Restate exactly the lines that run from the start of the records below to the line containing "edges = np.cumsum([0]", counting both ends, and nothing else; pictures stay out.

* START *

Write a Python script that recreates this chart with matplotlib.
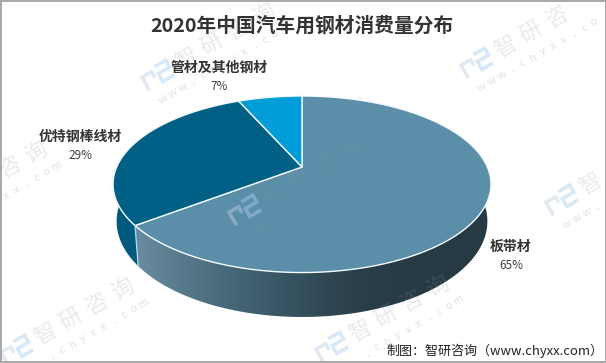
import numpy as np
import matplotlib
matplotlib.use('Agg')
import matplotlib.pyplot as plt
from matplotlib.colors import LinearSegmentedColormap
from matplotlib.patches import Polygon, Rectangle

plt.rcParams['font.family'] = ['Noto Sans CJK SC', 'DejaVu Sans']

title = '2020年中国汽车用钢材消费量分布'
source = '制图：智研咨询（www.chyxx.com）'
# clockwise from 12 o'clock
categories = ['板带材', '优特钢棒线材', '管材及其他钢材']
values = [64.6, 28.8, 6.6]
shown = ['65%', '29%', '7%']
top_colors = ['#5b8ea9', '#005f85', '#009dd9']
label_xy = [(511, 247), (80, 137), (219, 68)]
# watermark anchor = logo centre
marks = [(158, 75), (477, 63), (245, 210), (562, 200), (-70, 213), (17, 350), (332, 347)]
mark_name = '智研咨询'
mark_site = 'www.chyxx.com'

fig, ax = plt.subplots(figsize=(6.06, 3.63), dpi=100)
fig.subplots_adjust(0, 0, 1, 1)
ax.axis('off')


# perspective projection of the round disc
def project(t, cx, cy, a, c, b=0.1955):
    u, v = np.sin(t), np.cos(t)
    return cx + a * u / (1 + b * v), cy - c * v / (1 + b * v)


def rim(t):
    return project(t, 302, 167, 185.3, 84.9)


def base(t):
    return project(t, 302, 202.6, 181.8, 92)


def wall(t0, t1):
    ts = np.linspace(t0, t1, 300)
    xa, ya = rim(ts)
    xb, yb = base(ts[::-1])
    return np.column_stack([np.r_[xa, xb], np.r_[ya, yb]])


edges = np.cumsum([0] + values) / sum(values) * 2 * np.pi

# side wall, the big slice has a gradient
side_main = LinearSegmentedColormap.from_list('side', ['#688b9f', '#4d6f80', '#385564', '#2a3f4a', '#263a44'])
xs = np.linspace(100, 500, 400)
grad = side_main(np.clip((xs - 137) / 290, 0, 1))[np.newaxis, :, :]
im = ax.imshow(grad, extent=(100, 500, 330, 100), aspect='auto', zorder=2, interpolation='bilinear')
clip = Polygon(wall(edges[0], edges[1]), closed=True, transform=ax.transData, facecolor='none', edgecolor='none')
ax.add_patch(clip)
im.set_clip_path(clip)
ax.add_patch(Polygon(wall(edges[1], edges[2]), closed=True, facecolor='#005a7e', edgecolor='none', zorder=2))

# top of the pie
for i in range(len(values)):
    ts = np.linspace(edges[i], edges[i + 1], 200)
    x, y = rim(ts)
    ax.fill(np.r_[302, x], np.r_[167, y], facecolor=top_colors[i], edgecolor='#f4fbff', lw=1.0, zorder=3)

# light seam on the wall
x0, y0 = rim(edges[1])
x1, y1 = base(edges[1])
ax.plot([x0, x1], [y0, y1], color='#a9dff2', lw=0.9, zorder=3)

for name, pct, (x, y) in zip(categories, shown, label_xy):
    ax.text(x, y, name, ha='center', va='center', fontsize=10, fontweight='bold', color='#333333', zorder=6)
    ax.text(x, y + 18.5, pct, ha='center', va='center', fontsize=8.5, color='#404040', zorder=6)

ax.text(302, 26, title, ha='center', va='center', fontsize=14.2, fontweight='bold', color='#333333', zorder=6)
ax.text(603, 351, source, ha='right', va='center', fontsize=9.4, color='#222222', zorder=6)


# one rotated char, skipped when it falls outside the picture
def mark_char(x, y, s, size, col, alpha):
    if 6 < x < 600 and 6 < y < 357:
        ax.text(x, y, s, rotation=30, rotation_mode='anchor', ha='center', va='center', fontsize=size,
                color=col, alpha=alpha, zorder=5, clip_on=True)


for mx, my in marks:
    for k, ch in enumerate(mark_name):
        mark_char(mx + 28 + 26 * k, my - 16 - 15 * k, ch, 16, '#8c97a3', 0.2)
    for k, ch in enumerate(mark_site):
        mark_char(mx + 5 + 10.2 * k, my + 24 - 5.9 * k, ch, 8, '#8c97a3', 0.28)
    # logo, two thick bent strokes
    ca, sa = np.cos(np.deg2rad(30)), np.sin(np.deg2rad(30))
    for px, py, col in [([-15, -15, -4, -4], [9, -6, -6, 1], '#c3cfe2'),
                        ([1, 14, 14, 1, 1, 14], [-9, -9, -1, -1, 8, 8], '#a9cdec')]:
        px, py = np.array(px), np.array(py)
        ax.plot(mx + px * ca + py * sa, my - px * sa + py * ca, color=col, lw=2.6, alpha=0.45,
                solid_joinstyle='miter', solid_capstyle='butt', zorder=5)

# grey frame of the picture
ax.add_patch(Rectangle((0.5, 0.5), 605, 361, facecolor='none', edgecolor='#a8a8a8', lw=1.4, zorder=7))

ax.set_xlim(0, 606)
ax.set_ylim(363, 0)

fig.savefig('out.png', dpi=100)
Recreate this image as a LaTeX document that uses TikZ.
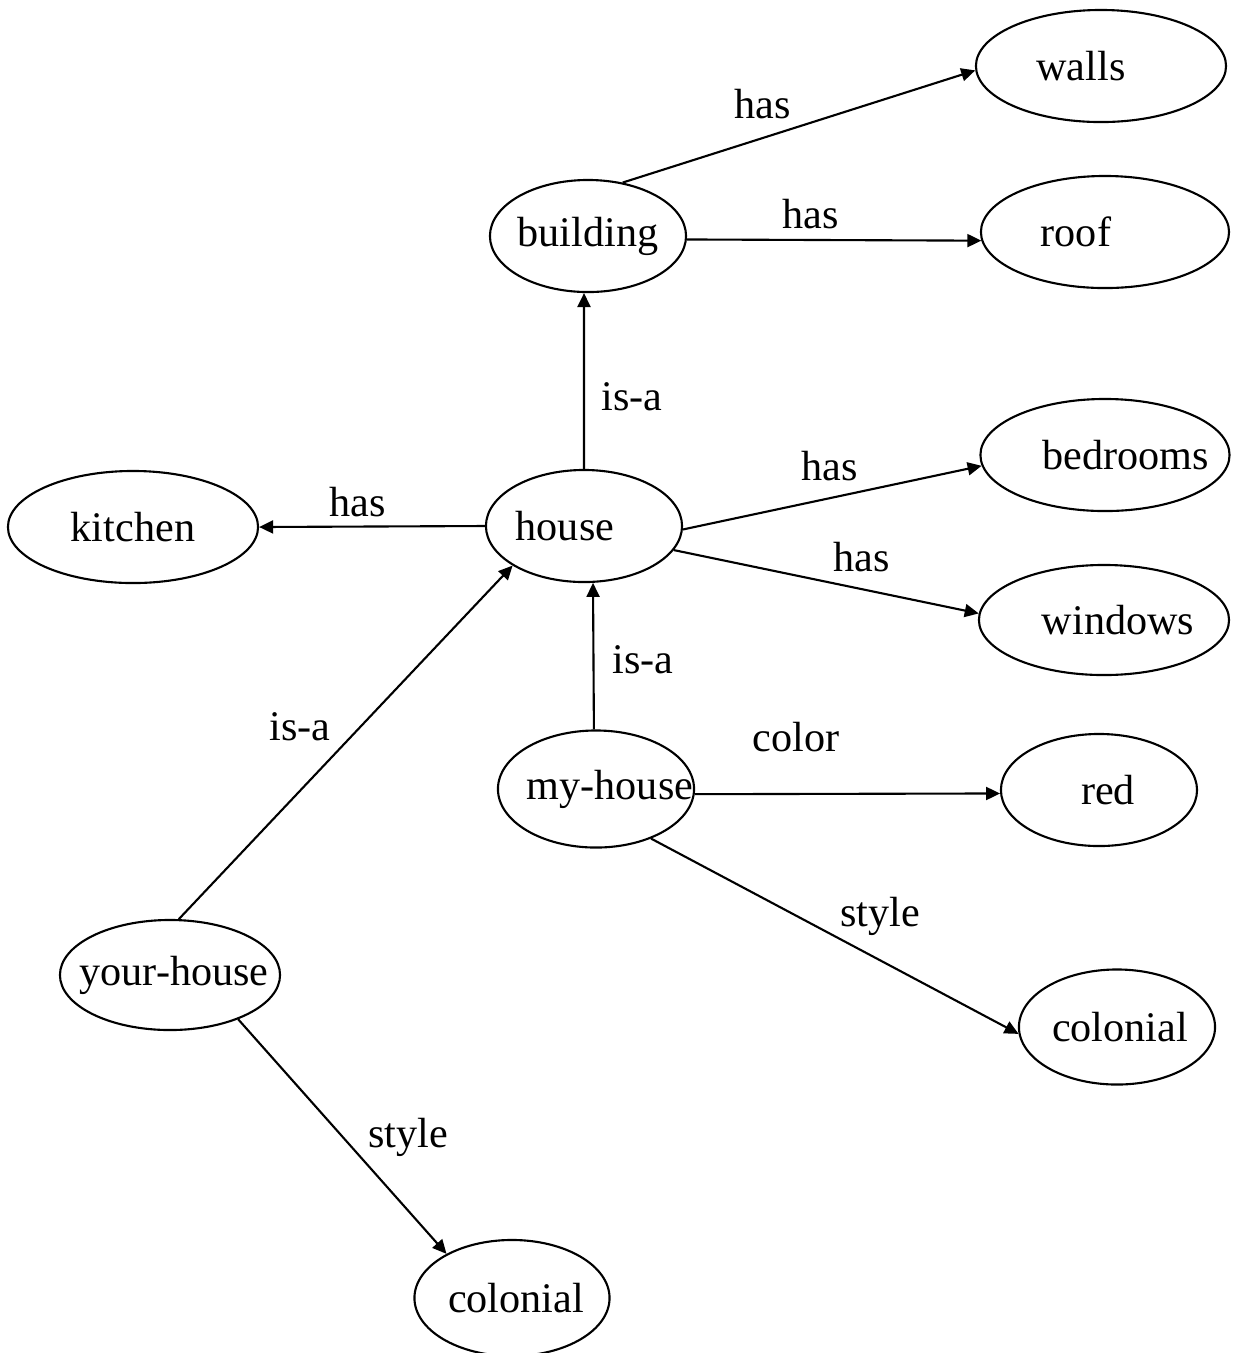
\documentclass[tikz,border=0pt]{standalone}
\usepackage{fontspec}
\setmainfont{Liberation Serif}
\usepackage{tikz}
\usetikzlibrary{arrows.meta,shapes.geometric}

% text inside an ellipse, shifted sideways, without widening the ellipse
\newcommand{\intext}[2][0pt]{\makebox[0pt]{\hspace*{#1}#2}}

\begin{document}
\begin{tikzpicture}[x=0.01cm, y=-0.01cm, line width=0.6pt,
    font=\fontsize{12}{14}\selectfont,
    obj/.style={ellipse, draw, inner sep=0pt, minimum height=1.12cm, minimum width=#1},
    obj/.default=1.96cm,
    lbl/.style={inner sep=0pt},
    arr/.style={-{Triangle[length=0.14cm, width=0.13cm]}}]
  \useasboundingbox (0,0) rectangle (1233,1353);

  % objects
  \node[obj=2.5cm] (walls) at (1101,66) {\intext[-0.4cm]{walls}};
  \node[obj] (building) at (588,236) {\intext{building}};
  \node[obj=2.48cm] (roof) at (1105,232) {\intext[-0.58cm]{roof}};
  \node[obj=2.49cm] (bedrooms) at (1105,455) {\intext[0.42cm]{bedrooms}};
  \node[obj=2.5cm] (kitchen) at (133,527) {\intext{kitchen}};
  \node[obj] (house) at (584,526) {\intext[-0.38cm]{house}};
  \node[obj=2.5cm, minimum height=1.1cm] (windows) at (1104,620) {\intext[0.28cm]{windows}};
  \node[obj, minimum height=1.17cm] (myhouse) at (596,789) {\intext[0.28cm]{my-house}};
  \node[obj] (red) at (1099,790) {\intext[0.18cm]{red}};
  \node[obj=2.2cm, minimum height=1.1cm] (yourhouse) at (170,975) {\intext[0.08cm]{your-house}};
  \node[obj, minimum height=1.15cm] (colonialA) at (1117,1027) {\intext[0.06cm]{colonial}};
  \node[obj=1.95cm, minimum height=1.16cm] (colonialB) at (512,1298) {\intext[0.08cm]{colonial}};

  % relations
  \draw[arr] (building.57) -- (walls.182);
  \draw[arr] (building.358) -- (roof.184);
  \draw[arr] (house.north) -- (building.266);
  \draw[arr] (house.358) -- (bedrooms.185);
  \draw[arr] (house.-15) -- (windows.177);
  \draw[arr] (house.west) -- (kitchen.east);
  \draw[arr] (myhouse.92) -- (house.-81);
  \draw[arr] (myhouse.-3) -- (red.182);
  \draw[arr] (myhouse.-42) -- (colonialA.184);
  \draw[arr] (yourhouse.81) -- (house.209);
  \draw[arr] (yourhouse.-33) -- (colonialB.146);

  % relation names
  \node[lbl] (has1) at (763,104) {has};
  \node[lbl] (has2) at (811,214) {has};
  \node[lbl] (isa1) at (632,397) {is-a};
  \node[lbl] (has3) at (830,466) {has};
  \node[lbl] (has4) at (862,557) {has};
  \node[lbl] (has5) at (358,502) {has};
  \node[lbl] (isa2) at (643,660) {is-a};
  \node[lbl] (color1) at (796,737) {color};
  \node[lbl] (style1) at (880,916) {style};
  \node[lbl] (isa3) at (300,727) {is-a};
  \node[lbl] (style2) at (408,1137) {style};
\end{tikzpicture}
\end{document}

* END *

THE COMPLETED TASK:
Write a Python script that recreates this chart with matplotlib.
import numpy as np
import matplotlib
matplotlib.use('Agg')
import matplotlib.pyplot as plt
from matplotlib.colors import LinearSegmentedColormap
from matplotlib.patches import Polygon, Rectangle

plt.rcParams['font.family'] = ['Noto Sans CJK SC', 'DejaVu Sans']

title = '2020年中国汽车用钢材消费量分布'
source = '制图：智研咨询（www.chyxx.com）'
# clockwise from 12 o'clock
categories = ['板带材', '优特钢棒线材', '管材及其他钢材']
values = [64.6, 28.8, 6.6]
shown = ['65%', '29%', '7%']
top_colors = ['#5b8ea9', '#005f85', '#009dd9']
label_xy = [(511, 247), (80, 137), (219, 68)]
# watermark anchor = logo centre
marks = [(158, 75), (477, 63), (245, 210), (562, 200), (-70, 213), (17, 350), (332, 347)]
mark_name = '智研咨询'
mark_site = 'www.chyxx.com'

fig, ax = plt.subplots(figsize=(6.06, 3.63), dpi=100)
fig.subplots_adjust(0, 0, 1, 1)
ax.axis('off')


# perspective projection of the round disc
def project(t, cx, cy, a, c, b=0.1955):
    u, v = np.sin(t), np.cos(t)
    return cx + a * u / (1 + b * v), cy - c * v / (1 + b * v)


def rim(t):
    return project(t, 302, 167, 185.3, 84.9)


def base(t):
    return project(t, 302, 202.6, 181.8, 92)


def wall(t0, t1):
    ts = np.linspace(t0, t1, 300)
    xa, ya = rim(ts)
    xb, yb = base(ts[::-1])
    return np.column_stack([np.r_[xa, xb], np.r_[ya, yb]])


edges = np.cumsum([0] + values) / sum(values) * 2 * np.pi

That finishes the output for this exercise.